**Stated goal:** Every entry below should be repeated exactly; the pictures should not.

════════════════════

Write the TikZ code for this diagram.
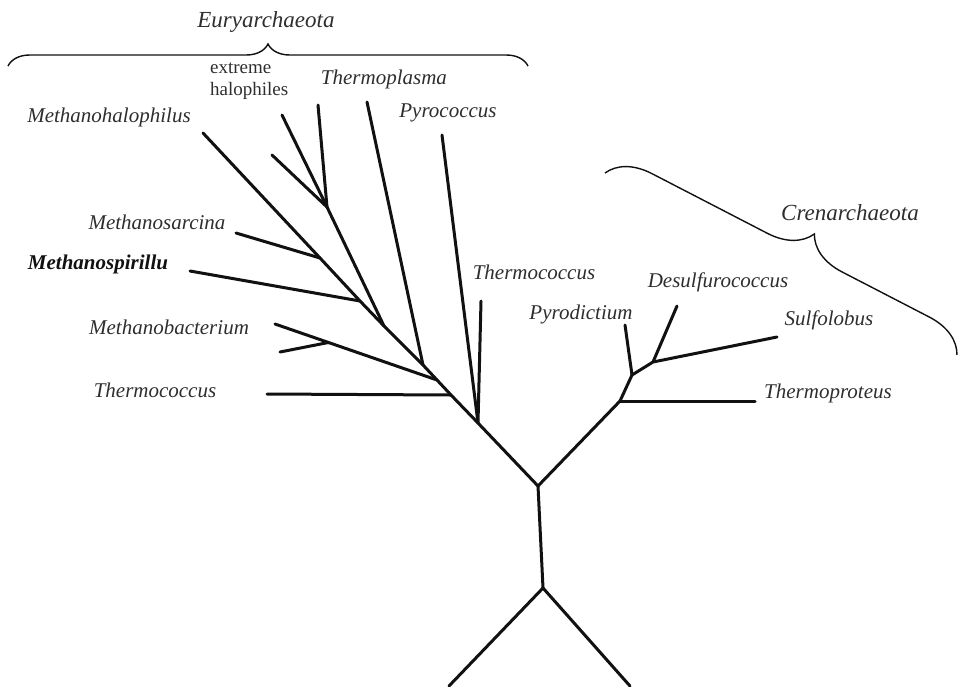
\documentclass[tikz,border=0pt]{standalone}
\usepackage{fontspec}
\setmainfont{Liberation Serif}
\usetikzlibrary{decorations.pathreplacing,calc}
\definecolor{Branch}{HTML}{111111}
\definecolor{Label}{HTML}{2E2E2E}
\tikzset{
  branch/.style={draw=Branch,line width=3pt,line cap=round,line join=round},
  taxon/.style={font=\fontsize{21}{24}\selectfont\itshape,text=Label,inner sep=0pt,text height=1.5ex,text depth=.25ex},
  clade/.style={font=\fontsize{23}{26}\selectfont\itshape,text=Label,inner sep=0pt},
  brc/.style={draw=Branch,line width=1.4pt,decorate,decoration={brace,amplitude=#1}},
}

\begin{document}
\begin{tikzpicture}[x=1pt,y=-1pt]
\path[use as bounding box] (0,0) rectangle (958,686);
% -root-
\coordinate (r0) at (543,588);
\coordinate (r1) at (538,486);
\coordinate (ba) at (449,686);
\coordinate (bb) at (630,686);
\draw[branch] (ba) -- (r0) -- (bb);
\draw[branch] (r0) -- (r1);
% -Euryarchaeota-
\coordinate (e1) at (478,423);
\coordinate (e2) at (451,395);
\coordinate (e3) at (437,380);
\coordinate (e4) at (423,365);
\coordinate (e5) at (384,326);
\coordinate (e6) at (360,301);
\coordinate (e7) at (320,258);
\coordinate (hj) at (327,207);
\coordinate (xmhal) at (203,133);
\coordinate (xmsar) at (236,233);
\coordinate (xmspi) at (190,271);
\coordinate (xmbac) at (275,324);
\coordinate (xmbb) at (280,352);
\coordinate (mbj) at ($(xmbac)!0.33!(e3)$);
\coordinate (xtcol) at (267,394);
\coordinate (xtpla) at (367,102);
\coordinate (xpyro) at (442,135);
\coordinate (xtcou) at (481,301);
\coordinate (xh1) at (272,155);
\coordinate (xh2) at (282,115);
\coordinate (xh3) at (318,105);
\draw[branch] (r1) -- (e1) -- (e2) -- (e3) -- (e4) -- (e5) -- (e6) -- (e7) -- (xmhal);
\draw[branch] (xpyro) -- (e1) -- (xtcou);
\draw[branch] (xtcol) -- (e2);
\draw[branch] (xmbac) -- (e3);
\draw[branch] (xmbb) -- (mbj);
\draw[branch] (xtpla) -- (e4);
\draw[branch] (e5) -- (hj);
\draw[branch] (xh1) -- (hj) -- (xh2);
\draw[branch] (xh3) -- (hj);
\draw[branch] (xmspi) -- (e6);
\draw[branch] (xmsar) -- (e7);
% -Crenarchaeota-
\coordinate (c1) at (620,401);
\coordinate (c2) at (632,375);
\coordinate (c3) at (653,362);
\coordinate (xtpro) at (755,401);
\coordinate (xpdic) at (625,325);
\coordinate (xdsul) at (677,306);
\coordinate (xsulf) at (777,337);
\draw[branch] (r1) -- (c1) -- (c2) -- (c3) -- (xsulf);
\draw[branch] (c1) -- (xtpro);
\draw[branch] (c2) -- (xpdic);
\draw[branch] (c3) -- (xdsul);
% -braces-
\coordinate (ebl) at (8,66);
\coordinate (ebr) at (528,66);
\coordinate (cbl) at (605,173);
\coordinate (cbr) at (957,355);
\draw[brc=22pt] (ebl) -- (ebr);
\draw[brc=42pt,decoration={aspect=0.54}] (cbl) -- (cbr);
\node[clade] (eury) at (266,22) {Euryarchaeota};
\node[clade] (cren) at (850,213) {Crenarchaeota};
% -labels-
\node[font=\fontsize{19}{22}\selectfont,text=Label,inner sep=0pt,align=left,anchor=west] (halo) at (210,81) {extreme\\halophiles};
\node[taxon] (mhal) at (109,120) {Methanohalophilus};
\node[taxon] (msar) at (157,227) {Methanosarcina};
\node[taxon,font=\fontsize{21}{24}\selectfont\bfseries\itshape,text=Branch] (mspi) at (98,267) {Methanospirillu};
\node[taxon] (mbac) at (169,332) {Methanobacterium};
\node[taxon] (tcol) at (155,395) {Thermococcus};
\node[taxon] (tpla) at (384,82) {Thermoplasma};
\node[taxon] (pyro) at (448,115) {Pyrococcus};
\node[taxon] (tcou) at (534,277) {Thermococcus};
\node[taxon] (pdic) at (581,317) {Pyrodictium};
\node[taxon] (dsul) at (718,285) {Desulfurococcus};
\node[taxon] (sulf) at (829,323) {Sulfolobus};
\node[taxon] (tpro) at (828,396) {Thermoproteus};
\end{tikzpicture}
\end{document}
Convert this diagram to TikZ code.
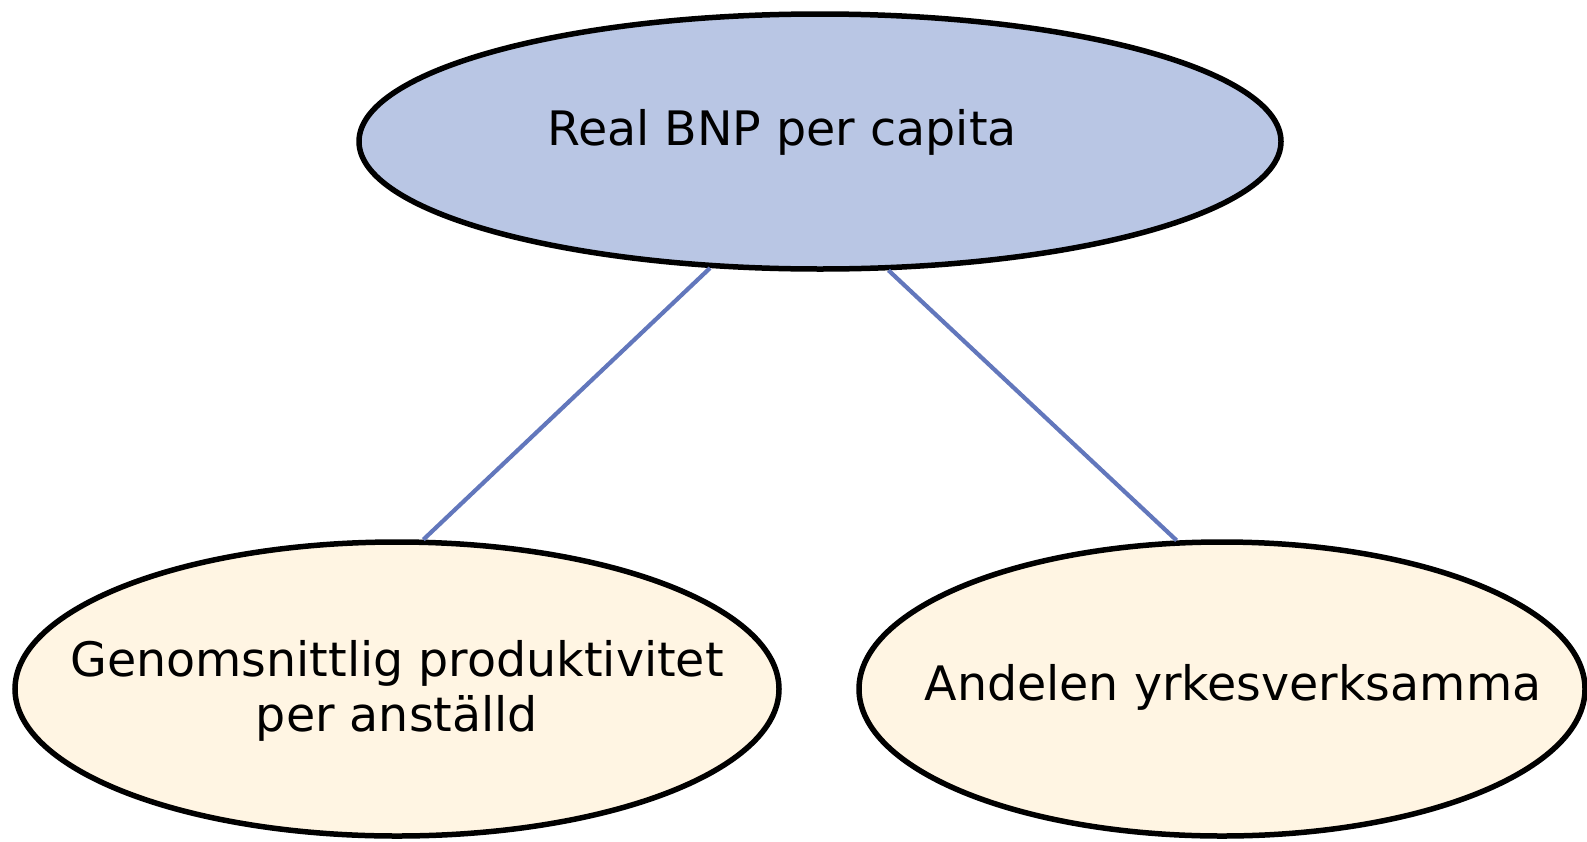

════════════════════

**Problem solution:**
Write the TikZ code for this diagram.
\documentclass[tikz,border=0pt]{standalone}
\usepackage{fontspec}
\setmainfont{Liberation Serif}
\usetikzlibrary{decorations.pathreplacing,calc}
\definecolor{Branch}{HTML}{111111}
\definecolor{Label}{HTML}{2E2E2E}
\tikzset{
  branch/.style={draw=Branch,line width=3pt,line cap=round,line join=round},
  taxon/.style={font=\fontsize{21}{24}\selectfont\itshape,text=Label,inner sep=0pt,text height=1.5ex,text depth=.25ex},
  clade/.style={font=\fontsize{23}{26}\selectfont\itshape,text=Label,inner sep=0pt},
  brc/.style={draw=Branch,line width=1.4pt,decorate,decoration={brace,amplitude=#1}},
}

\begin{document}
\begin{tikzpicture}[x=1pt,y=-1pt]
\path[use as bounding box] (0,0) rectangle (958,686);
% -root-
\coordinate (r0) at (543,588);
\coordinate (r1) at (538,486);
\coordinate (ba) at (449,686);
\coordinate (bb) at (630,686);
\draw[branch] (ba) -- (r0) -- (bb);
\draw[branch] (r0) -- (r1);
% -Euryarchaeota-
\coordinate (e1) at (478,423);
\coordinate (e2) at (451,395);
\coordinate (e3) at (437,380);
\coordinate (e4) at (423,365);
\coordinate (e5) at (384,326);
\coordinate (e6) at (360,301);
\coordinate (e7) at (320,258);
\coordinate (hj) at (327,207);
\coordinate (xmhal) at (203,133);
\coordinate (xmsar) at (236,233);
\coordinate (xmspi) at (190,271);
\coordinate (xmbac) at (275,324);
\coordinate (xmbb) at (280,352);
\coordinate (mbj) at ($(xmbac)!0.33!(e3)$);
\coordinate (xtcol) at (267,394);
\coordinate (xtpla) at (367,102);
\coordinate (xpyro) at (442,135);
\coordinate (xtcou) at (481,301);
\coordinate (xh1) at (272,155);
\coordinate (xh2) at (282,115);
\coordinate (xh3) at (318,105);
\draw[branch] (r1) -- (e1) -- (e2) -- (e3) -- (e4) -- (e5) -- (e6) -- (e7) -- (xmhal);
\draw[branch] (xpyro) -- (e1) -- (xtcou);
\draw[branch] (xtcol) -- (e2);
\draw[branch] (xmbac) -- (e3);
\draw[branch] (xmbb) -- (mbj);
\draw[branch] (xtpla) -- (e4);
\draw[branch] (e5) -- (hj);
\draw[branch] (xh1) -- (hj) -- (xh2);
\draw[branch] (xh3) -- (hj);
\draw[branch] (xmspi) -- (e6);
\draw[branch] (xmsar) -- (e7);
% -Crenarchaeota-
\coordinate (c1) at (620,401);
\coordinate (c2) at (632,375);
\coordinate (c3) at (653,362);
\coordinate (xtpro) at (755,401);
\coordinate (xpdic) at (625,325);
\coordinate (xdsul) at (677,306);
\coordinate (xsulf) at (777,337);
\draw[branch] (r1) -- (c1) -- (c2) -- (c3) -- (xsulf);
\draw[branch] (c1) -- (xtpro);
\draw[branch] (c2) -- (xpdic);
\draw[branch] (c3) -- (xdsul);
% -braces-
\coordinate (ebl) at (8,66);
\coordinate (ebr) at (528,66);
\coordinate (cbl) at (605,173);
\coordinate (cbr) at (957,355);
\draw[brc=22pt] (ebl) -- (ebr);
\draw[brc=42pt,decoration={aspect=0.54}] (cbl) -- (cbr);
\node[clade] (eury) at (266,22) {Euryarchaeota};
\node[clade] (cren) at (850,213) {Crenarchaeota};
% -labels-
\node[font=\fontsize{19}{22}\selectfont,text=Label,inner sep=0pt,align=left,anchor=west] (halo) at (210,81) {extreme\\halophiles};
\node[taxon] (mhal) at (109,120) {Methanohalophilus};
\node[taxon] (msar) at (157,227) {Methanosarcina};
\node[taxon,font=\fontsize{21}{24}\selectfont\bfseries\itshape,text=Branch] (mspi) at (98,267) {Methanospirillu};
\node[taxon] (mbac) at (169,332) {Methanobacterium};
\node[taxon] (tcol) at (155,395) {Thermococcus};
\node[taxon] (tpla) at (384,82) {Thermoplasma};
\node[taxon] (pyro) at (448,115) {Pyrococcus};
\node[taxon] (tcou) at (534,277) {Thermococcus};
\node[taxon] (pdic) at (581,317) {Pyrodictium};
\node[taxon] (dsul) at (718,285) {Desulfurococcus};
\node[taxon] (sulf) at (829,323) {Sulfolobus};
\node[taxon] (tpro) at (828,396) {Thermoproteus};
\end{tikzpicture}
\end{document}
Convert this diagram to TikZ code.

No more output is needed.